Vale a pena continuar a ler o que nos diz
o Codificador, Allan Kardec sobre o tema em apreço: Aplicando estes princípios de ecletismo
às comunicações que nos enviaram, diremos que em 3.600 há mais de 3.000 que são de uma
moralidade irreprochável, e excelentes como fundo; mas que desse número não há mais de 300
para publicidade, e apenas cem de um mérito inconteste. Essas comunicações vieram de muitos
pontos diferentes. Inferimos que a proporção deve ser mais ou menos geral. Por aí pode
julgar-se da necessidade de não publicar inconsideradamente tudo quanto vem dos Espíritos,
se se quiser atingir o objetivo a que nos propomos, tanto do ponto de vista material quanto
do efeito moral e da opinião que os indiferentes possam fazer do Espiritismo.

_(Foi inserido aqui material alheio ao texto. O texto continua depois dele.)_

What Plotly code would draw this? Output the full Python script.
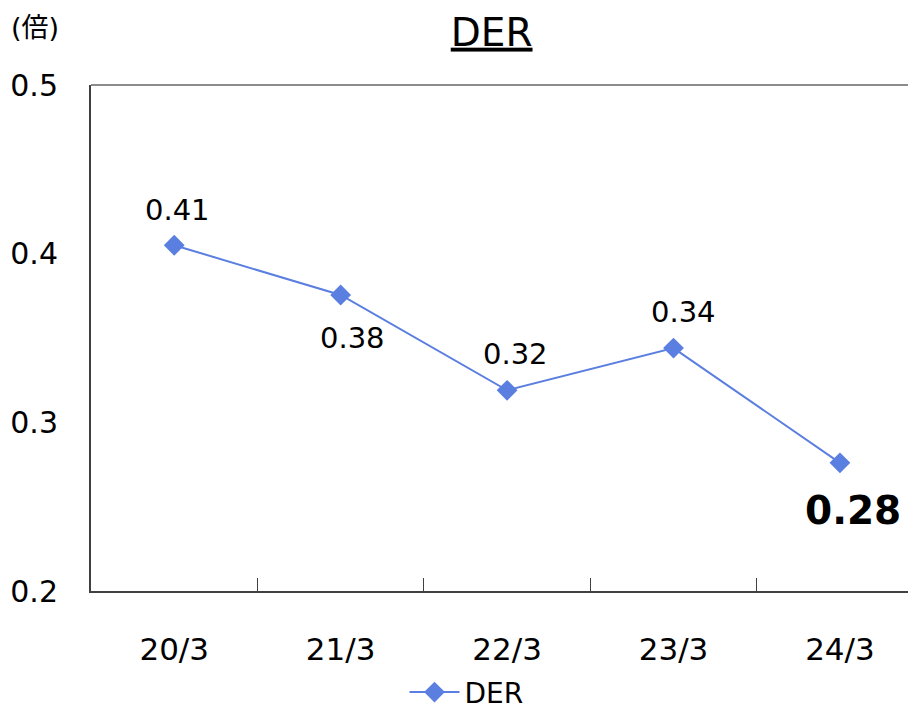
import plotly.graph_objects as go

categories = ["20/3", "21/3", "22/3", "23/3", "24/3"]
der_values = [0.405, 0.3755, 0.319, 0.344, 0.276]
label_texts = ["0.41", "0.38", "0.32", "0.34", "0.28"]
label_dy = [35, -43, 36, 36, -48]
label_dx = [3, 12, 8, 10, 13]
label_bold = [False, False, False, False, True]

FONT = "DejaVu Sans, Noto Sans CJK JP, sans-serif"
BLUE = "#5B7FE0"

fig = go.Figure()
fig.add_trace(go.Scatter(
    x=categories, y=der_values, mode="lines+markers", name="DER",
    line=dict(color=BLUE, width=2),
    marker=dict(symbol="diamond", size=16, color=BLUE),
))

for c, v, t, dy, dx, b in zip(categories, der_values, label_texts, label_dy, label_dx, label_bold):
    fig.add_annotation(
        x=c, y=v, text=f"<b>{t}</b>" if b else t, showarrow=False,
        xshift=dx, yshift=dy,
        font=dict(size=39 if b else 29, color="black", family=FONT),
    )

fig.add_annotation(
    xref="paper", yref="paper", x=-0.099, y=1.1146, xanchor="left", yanchor="middle",
    text="(倍)", showarrow=False, font=dict(size=27, color="black", family=FONT),
)

# top border line (grey)
fig.add_shape(type="line", xref="paper", yref="paper", x0=0, x1=1, y0=1, y1=1,
              line=dict(color="#8c8c8c", width=2))

fig.update_layout(
    width=916, height=711,
    margin=dict(l=83, r=8, t=77, b=128),
    paper_bgcolor="white", plot_bgcolor="white",
    font=dict(family=FONT, color="black"),
    title=dict(text="<u>DER</u>", x=0.528, xref="container", y=0.9662, yref="container",
               xanchor="center", yanchor="middle",
               font=dict(size=39, family=FONT, color="black")),
    showlegend=True,
    legend=dict(orientation="h", x=0.38, y=0.0375, xanchor="left", yanchor="middle",
                yref="container",
                font=dict(size=28, family=FONT, color="black"),
                itemwidth=50),
    xaxis=dict(
        type="category", range=[-0.5, 4.457],
        showline=True, linecolor="#404040", linewidth=2,
        ticks="inside", tickson="boundaries", ticklen=13, tickcolor="#404040", tickwidth=1,
        showgrid=False, zeroline=False,
        tickfont=dict(size=31, family=FONT, color="black"),
        ticklabelstandoff=30,
        automargin=False,
    ),
    yaxis=dict(
        range=[0.2, 0.5], tickvals=[0.2, 0.3, 0.4, 0.5], ticktext=["0.2", "0.3", "0.4", "0.5"],
        showline=True, linecolor="#404040", linewidth=2,
        ticks="", showgrid=False, zeroline=False,
        tickfont=dict(size=30, family=FONT, color="black"),
        ticklabelstandoff=25,
        automargin=False,
    ),
)

fig.write_html("out.html")
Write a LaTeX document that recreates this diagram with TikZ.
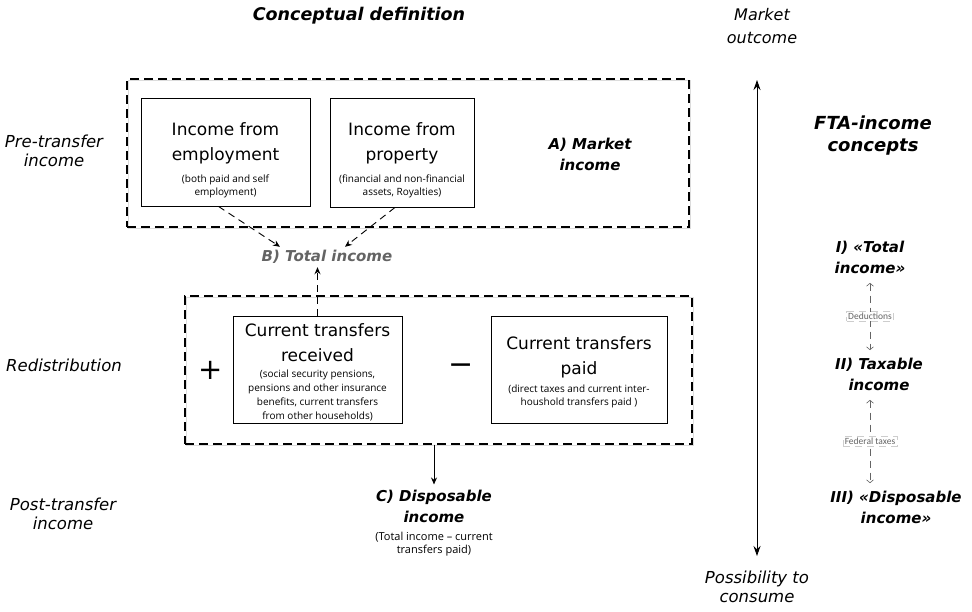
\documentclass[tikz,border=0pt]{standalone}
\usepackage{fontspec}
\setmainfont{DejaVu Sans}
\newfontfamily\tagfont{Carlito}
\newfontfamily\subfont{Open Sans}
\usetikzlibrary{arrows.meta}
\definecolor{tgrey}{RGB}{100,100,100}
\definecolor{lgrey}{RGB}{205,205,205}
\tikzset{every picture/.style={x=1pt,y=-1pt}}
\tikzset{srcbox/.style={draw,line width=0.9pt,inner sep=0pt}}
\tikzset{boxtext/.style={align=center,inner sep=0pt,font=\fontsize{17}{25}\selectfont}}
\tikzset{dashbox/.style={draw,line width=1.3pt,dash pattern=on 9pt off 5pt,inner sep=0pt,
  preaction={draw=lgrey!70,solid,line width=1.3pt,transform canvas={shift={(1.3pt,-1.3pt)}}}}}
\tikzset{side/.style={align=center,font=\fontsize{16.5}{19}\selectfont\itshape}}
\tikzset{head/.style={align=center,font=\fontsize{15}{21}\selectfont\bfseries\itshape}}
\tikzset{arr/.style={-{Stealth[length=7pt,width=6pt]},line width=0.9pt}}
\tikzset{dasharr/.style={arr,dash pattern=on 7pt off 5pt}}
\tikzset{deduc/.style={{Straight Barb[length=3pt,width=7pt]}-{Straight Barb[length=3pt,width=7pt]},tgrey,line width=0.6pt,dash pattern=on 7pt off 5pt}}
\tikzset{tag/.style={draw=lgrey,fill=white,line width=0.5pt,inner sep=1.5pt,font=\tagfont\fontsize{9.5}{11}\selectfont}}
\newcommand{\sub}[1]{{\subfont\fontsize{10}{12}\selectfont #1}}
\newcommand{\csub}[1]{{\subfont\mdseries\upshape\fontsize{11}{13}\selectfont #1}}

\begin{document}
\begin{tikzpicture}
\useasboundingbox (0,0) rectangle (972,611);

% headings
\node [font=\fontsize{17.5}{22}\selectfont\bfseries\itshape] (title) at (359,16) {Conceptual definition};
\node [align=center,font=\fontsize{16}{23}\selectfont\itshape] (outcome) at (762,26) {Market\\outcome};
\node [side] (consume) at (757,587) {Possibility to\\consume};

% left side labels
\node [side] (pre) at (54,151) {Pre-transfer\\income};
\node [side] (redist) at (64,365) {Redistribution};
\node [side] (post) at (63,514) {Post-transfer\\income};

% market income
\node [dashbox,minimum width=562,minimum height=148] (mktbox) at (408,153) {};
\node [srcbox,minimum width=169,minimum height=108] (emp) at (225.5,152) {};
\node [boxtext] (emptxt) at ([yshift=-8pt]emp.center) {Income from\\employment\\[-3pt]\sub{(both paid and self}\\[-12pt]\sub{employment)}};
\node [srcbox,minimum width=144,minimum height=109] (prop) at (402,152.5) {};
\node [boxtext] (proptxt) at ([yshift=-8pt]prop.center) {Income from\\property\\[-3pt]\sub{(financial and non-financial}\\[-12pt]\sub{assets, Royalties)}};
\node [head] (mkt) at (590,154) {A) Market\\income};

\node [head,text=tgrey] (total) at (327,257) {B) Total income};

% redistribution
\node [dashbox,minimum width=507,minimum height=148] (redbox) at (438.5,370) {};
\node [srcbox,minimum width=169,minimum height=107] (recv) at (317.5,369.5) {};
\node [boxtext] (recvtxt) at ([yshift=-3pt]recv.center) {Current transfers\\received\\[-9pt]\sub{(social security pensions,}\\[-11pt]\sub{pensions and other insurance}\\[-11pt]\sub{benefits, current transfers}\\[-11pt]\sub{from other households)}};
\node [srcbox,minimum width=176,minimum height=107] (paid) at (579,369.5) {};
\node [boxtext] (paidtxt) at ([yshift=-3pt]paid.center) {Current transfers\\paid\\[-7pt]\sub{(direct taxes and current inter-}\\[-12pt]\sub{houshold transfers paid )}};
\node [font=\fontsize{29}{29}\selectfont] (plus) at (211,370) {+};
\node [font=\fontsize{30}{30}\selectfont] (minus) at (461,369) {−};

\node [head] (disp) at (434,523) {C) Disposable\\income\\[-3pt]\csub{(Total income – current}\\[-8pt]\csub{transfers paid)}};

\draw [dasharr] ([xshift=-7pt]emp.south) -- ([xshift=-47pt]total.north);
\draw [dasharr] ([xshift=-7pt]prop.south) -- ([xshift=18pt]total.north);
\draw [dasharr] (recv.north) -- (recv.north |- total.south);
\draw [arr] (disp.north |- redbox.south) -- ([yshift=2pt]disp.north);

% range of outcomes
\coordinate (top) at (757,80);
\coordinate (bot) at (757,556);
\draw [arr,{Stealth[length=10pt,width=7pt]}-{Stealth[length=10pt,width=7pt]}] (top) -- (bot);

% FTA concepts
\node [align=center,font=\fontsize{18}{22}\selectfont\bfseries\itshape] (fta) at (873,136) {FTA-income\\concepts};
\node [head] (fta1) at (870,257) {I) «Total\\income»};
\node [head] (fta2) at (879,374) {II) Taxable\\income};
\node [head] (fta3) at (896,507) {III) «Disposable\\income»};
\draw [deduc] ([yshift=-6pt]fta1.south) -- node [tag] {Deductions} ([yshift=4pt]fta1.south |- fta2.north);
\draw [deduc] ([yshift=-6pt]fta1.south |- fta2.south) -- node [tag] {Federal taxes} ([yshift=4pt]fta1.south |- fta3.north);
\end{tikzpicture}
\end{document}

Bem entendemos, pois, que Kardec não se
acomodaria silenciosamente, como não se acomodou em sua época. Hoje em dia nos deparamos com
um espírito acomodatício em nosso Movimento, o que se mostra indicativo do descompromisso de
muitos com a grandeza e clareza do Espiritismo, nada obstante continuem ocupando as mais
diversas posições nos seus campos de atividades.